(Foto: Unsplash/Michael Payne)
«Por entonces se promulgó un decreto del emperador Augusto que ordenaba a todo el mundo inscribirse en un censo. Este fue el primer censo, realizado siendo Quirino gobernador de Siria. Acudían todos a inscribirse, cada uno en su ciudad. José subió de Nazaret, ciudad de Galilea, a la ciudad de David en Judea, llamada Belén —pues pertenecía a la casa y familia de David—, a inscribirse con María, su esposa, que estaba embarazada. Estando ellos allí, le llegó la hora del parto y dio a luz a su hijo primogénito. Lo envolvió en pañales y lo acostó en un pesebre, porque no habían encontrado sitio en la posada. Había unos pastores en la zona que cuidaban por turnos los rebaños a la intemperie. Un ángel del Señor se les presentó. La gloria del Señor los cercó de resplandor y ellos sintieron un gran temor. El ángel les dijo: "No teman. Miren, les doy una buena noticia, una gran alegría para todo el pueblo: hoy les ha nacido en la ciudad de David el Salvador, el Mesías y Señor.

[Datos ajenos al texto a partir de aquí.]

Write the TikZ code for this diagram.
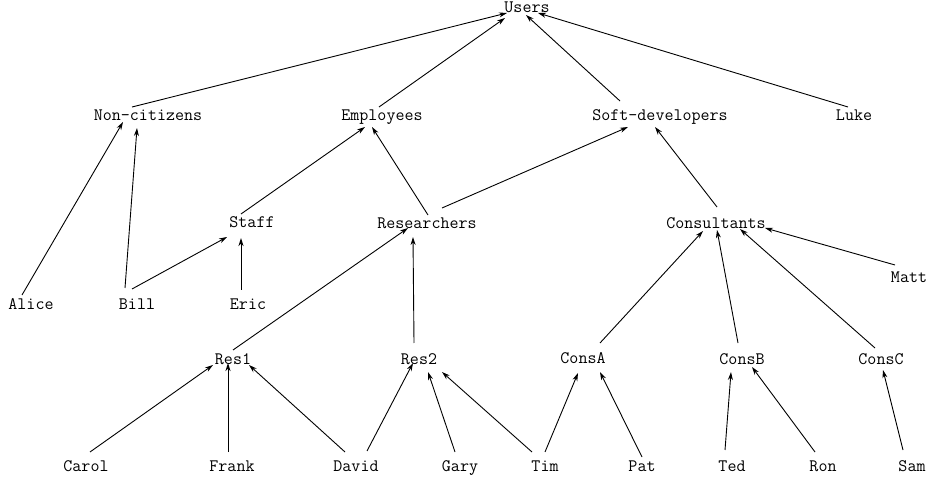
\documentclass[tikz,border=0pt]{standalone}
\usepackage{fontspec}
\usetikzlibrary{arrows.meta}
\tikzset{
  lbl/.style={inner sep=0pt, text height=0.94em, text depth=0pt,
              font=\ttfamily\fontsize{17.5}{20}\selectfont, text=black},
  arr/.style={draw=black, line width=0.9pt, -{Stealth[length=8pt,width=5pt,inset=2.5pt]}}
}
\newcommand{\lnk}[4]{\draw[arr] ([shift={#2}]#1.center) -- ([shift={#4}]#3.center);}
\begin{document}
\begin{tikzpicture}[x=1pt,y=1pt]
\useasboundingbox (0,0) rectangle (931,479);
% nodes
\node[lbl] (users) at (527,471) {Users};
\node[lbl] (nc) at (148,363) {Non-citizens};
\node[lbl] (emp) at (382,363) {Employees};
\node[lbl] (soft) at (660,363) {Soft-developers};
\node[lbl] (luke) at (854,363) {Luke};
\node[lbl] (staff) at (252,256) {Staff};
\node[lbl] (res) at (427,255) {Researchers};
\node[lbl] (cons) at (716,255) {Consultants};
\node[lbl] (alice) at (31,174) {Alice};
\node[lbl] (bill) at (137,174) {Bill};
\node[lbl] (eric) at (248,174) {Eric};
\node[lbl] (matt) at (909,201) {Matt};
\node[lbl] (res1) at (233,119) {Res1};
\node[lbl] (res2) at (419,119) {Res2};
\node[lbl] (consa) at (583,120) {ConsA};
\node[lbl] (consb) at (742,119) {ConsB};
\node[lbl] (consc) at (881,119) {ConsC};
\node[lbl] (carol) at (86,12) {Carol};
\node[lbl] (frank) at (232,12) {Frank};
\node[lbl] (david) at (356,12) {David};
\node[lbl] (gary) at (460,12) {Gary};
\node[lbl] (tim) at (545,12) {Tim};
\node[lbl] (pat) at (642,12) {Pat};
\node[lbl] (ted) at (732,12) {Ted};
\node[lbl] (ron) at (823,12) {Ron};
\node[lbl] (sam) at (912,12) {Sam};
% edges
\lnk{nc}{(-16,9)}{users}{(-20,-5)}
\lnk{emp}{(-3,9)}{users}{(-22,-10)}
\lnk{soft}{(-40,15)}{users}{(-1,-7)}
\lnk{luke}{(-6,9)}{users}{(11,-5)}
\lnk{alice}{(-9,10)}{nc}{(-25,-6)}
\lnk{bill}{(-12,17)}{nc}{(-11,-12)}
\lnk{bill}{(-5,16)}{staff}{(-25,-14)}
\lnk{eric}{(-7,15)}{staff}{(-11,-15)}
\lnk{staff}{(-11,9)}{emp}{(-17,-11)}
\lnk{res}{(1,9)}{emp}{(-10,-11)}
\lnk{res}{(15,16)}{soft}{(-32,-11)}
\lnk{cons}{(1,17)}{soft}{(-5,-11)}
\lnk{res1}{(0,10)}{res}{(-19,-4)}
\lnk{res2}{(-5,17)}{res}{(-14,-13)}
\lnk{consa}{(17,16)}{cons}{(-13,-7)}
\lnk{consb}{(-4,17)}{cons}{(1,-6)}
\lnk{consc}{(-6,12)}{cons}{(24,-5)}
\lnk{matt}{(-14,13)}{cons}{(49,-4)}
\lnk{carol}{(4,15)}{res1}{(-20,-5)}
\lnk{frank}{(-4,15)}{res1}{(-5,-3)}
\lnk{david}{(-11,15)}{res1}{(16,-5)}
\lnk{david}{(11,16)}{res2}{(-6,-3)}
\lnk{gary}{(-5,15)}{res2}{(9,-12)}
\lnk{tim}{(-13,15)}{res2}{(23,-12)}
\lnk{tim}{(0,15)}{consa}{(-5,-14)}
\lnk{pat}{(0,10)}{consa}{(17,-13)}
\lnk{ted}{(-7,17)}{consb}{(-11,-12)}
\lnk{ron}{(-8,15)}{consb}{(10,-7)}
\lnk{sam}{(-9,17)}{consc}{(2,-10)}
\end{tikzpicture}
\end{document}
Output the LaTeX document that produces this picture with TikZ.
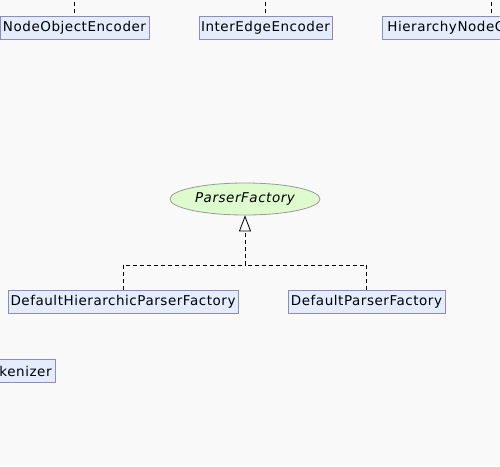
\documentclass[tikz,border=0pt]{standalone}
\usepackage{fontspec}
\setmainfont{DejaVu Sans}[LetterSpace=4]
\usetikzlibrary{shapes.geometric, arrows.meta, positioning}

\definecolor{bgGray}{HTML}{F9F9F9}
\definecolor{classFill}{HTML}{E4ECFD}
\definecolor{classLine}{HTML}{8A8AC6}
\definecolor{ifaceFill}{HTML}{DDFBCC}
\definecolor{ifaceLine}{HTML}{9A9A9A}

\begin{document}
\begin{tikzpicture}[
    x=1pt, y=-1pt,
    cls/.style={
        draw=classLine, fill=classFill, rectangle, line width=0.8pt,
        minimum height=23pt, inner sep=0pt, font=\fontsize{13.5}{15}\selectfont
    },
    iface/.style={
        draw=ifaceLine, fill=ifaceFill, ellipse, line width=0.8pt,
        minimum width=150pt, minimum height=32pt, inner sep=0pt,
        font=\fontsize{13.5}{15}\selectfont\itshape
    },
    dep/.style={dash pattern=on 4pt off 3pt, line width=0.8pt}
]

% Canvas
\fill[bgGray] (0,0) rectangle (500,466);
\useasboundingbox (0,0) rectangle (500,466);
\clip (0,0) rectangle (500,466);

% -------------------------
% Top row (encoders)
% -------------------------
\node[cls, minimum width=149pt] (NodeObjEnc) at (74.5,27.5) {NodeObjectEncoder};
\node[cls, minimum width=133pt] (InterEdgeEnc) at (265.5,27.5) {InterEdgeEncoder};
\node[cls, anchor=west, text width=140pt, align=left, inner xsep=5pt] (HierNodeC) at (382,27.5) {HierarchyNodeC};

\coordinate (NodeObjTop) at (74.5,-5);
\coordinate (InterEdgeTop) at (265.5,-5);
\coordinate (HierNodeTop) at (491,-5);

\draw[dep] (NodeObjTop) -- (NodeObjEnc.north);
\draw[dep] (InterEdgeTop) -- (InterEdgeEnc.north);
\draw[dep] (HierNodeTop) -- (HierNodeTop |- HierNodeC.north);

% -------------------------
% ParserFactory and its implementations
% -------------------------
\node[iface] (ParserFactory) at (245,199) {ParserFactory};

\node[cls, minimum width=230pt] (DefHierPF) at (123,302) {DefaultHierarchicParserFactory};
\node[cls, minimum width=157pt] (DefPF) at (366.5,302) {DefaultParserFactory};

\coordinate (Junction) at (245,265);

\draw[dep] (DefHierPF.north) |- (Junction);
\draw[dep] (DefPF.north) |- (Junction);
\draw[dep, -{Triangle[open, length=16pt, width=12pt, line width=0.8pt]}] (Junction) -- (ParserFactory.south);

% -------------------------
% Bottom left (clipped)
% -------------------------
\node[cls, anchor=east, text width=70pt, align=right, inner xsep=4pt] (Tokenizer) at (56,371) {kenizer};

\end{tikzpicture}
\end{document}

Esto les servirá de señal: encontrarán un niño envuelto en pañales y acostado en un pesebre". Al ángel, en ese momento, se le juntó otra gran cantidad de ángeles, que alababan a Dios diciendo: "¡Gloria a Dios en lo alto y en la tierra paz a los hombres amados por él!" (Lucas 2, 1-14).
Después de cuatro domingos de Adviento, ¡llegó la Navidad! Bien sabemos que esta no consiste, principalmente, en el jolgorio, alegría, regalos, cenas, luces y todos los demás adornos y tradiciones que cada año nos acompañan, en este tiempo, a creyentes y no creyentes.
Es preciso rescatar, de nuevo, el significado profundo de esta fiesta, porque se ha vuelto más cultural que religiosa, más externa que de vivencia de fe, de adoración. Pero es posible que al volver a leer el pasaje de Lucas que nos relata ese momento cumbre de nuestra fe, se nos abran los ojos de la sencillez, de lo pequeño, de lo insignificante, y podamos celebrar la esencia de la Navidad.
"Este simple relato se nos ofrece hoy para reconocer en el Niño del pesebre a Dios mismo habitando en nuestro mundo, acompañando nuestra historia. ¿Nos atreveremos a reconocerlo en lo más pequeño de nuestra realidad?": teóloga Consuelo Vélez
El pasaje es muy sencillo. Es un edicto del emperador el que saca a María y a José de su seguridad en un momento tan importante como el inminente nacimiento de su hijo, y los hace ponerse en camino a la ciudad de Belén. Esta ciudad tiene un significado teológico. Si Jesús es descendiente de David, ha de nacer en aquella ciudad. Y para eso, un hecho civil lo hace posible, según el evangelista Lucas.
Pero el momento cumbre viene cuando María y José no encuentran lugar para quedarse y tienen que acomodarse en un pesebre donde nace el Hijo de Dios. En ese lugar descampado y alejado de la ciudad, solo unos pastores están relativamente cerca. Y, precisamente a ellos se les da la buena noticia, alegría para todo el pueblo. Así se los anuncia el ángel y les da la señal para que lo reconozcan: un niño envuelto en pañales y acostado en un pesebre. Una noticia así, tan poco creíble, es la que permite que los ángeles del cielo alaben a Dios diciendo: "¡Gloria a Dios en lo alto y en la tierra paz a los hombres amados por él!".
Este simple relato, muy insignificante, es el que de nuevo se nos ofrece hoy para reconocer en el Niño del pesebre, a Dios mismo habitando en nuestro mundo, acompañando nuestra historia. ¿Nos atreveremos a despojarnos de nuestras expectativas para reconocerlo en lo más pequeño de nuestra realidad?
Tal vez podamos ver al Niño en esa persistencia en celebrar la Navidad, aunque confundamos tanto su significado. O en la capacidad de salir de nosotros mismos para reunirnos con otros y compartir la alegría de estar con los demás. O en los regalos que no siempre son demandas de la sociedad de consumo, sino también verdadera generosidad con los pobres que viven cerca de nuestra realidad. O en los ambientes familiares que superan rencillas y dificultades y permiten un nuevo comienzo.
Navidad se celebra también en muchos pequeños gestos que ocurren esa noche y que, si los identificamos y agradecemos pueden ser germen de alabanza para nuestro Dios y de paz para nuestra realidad.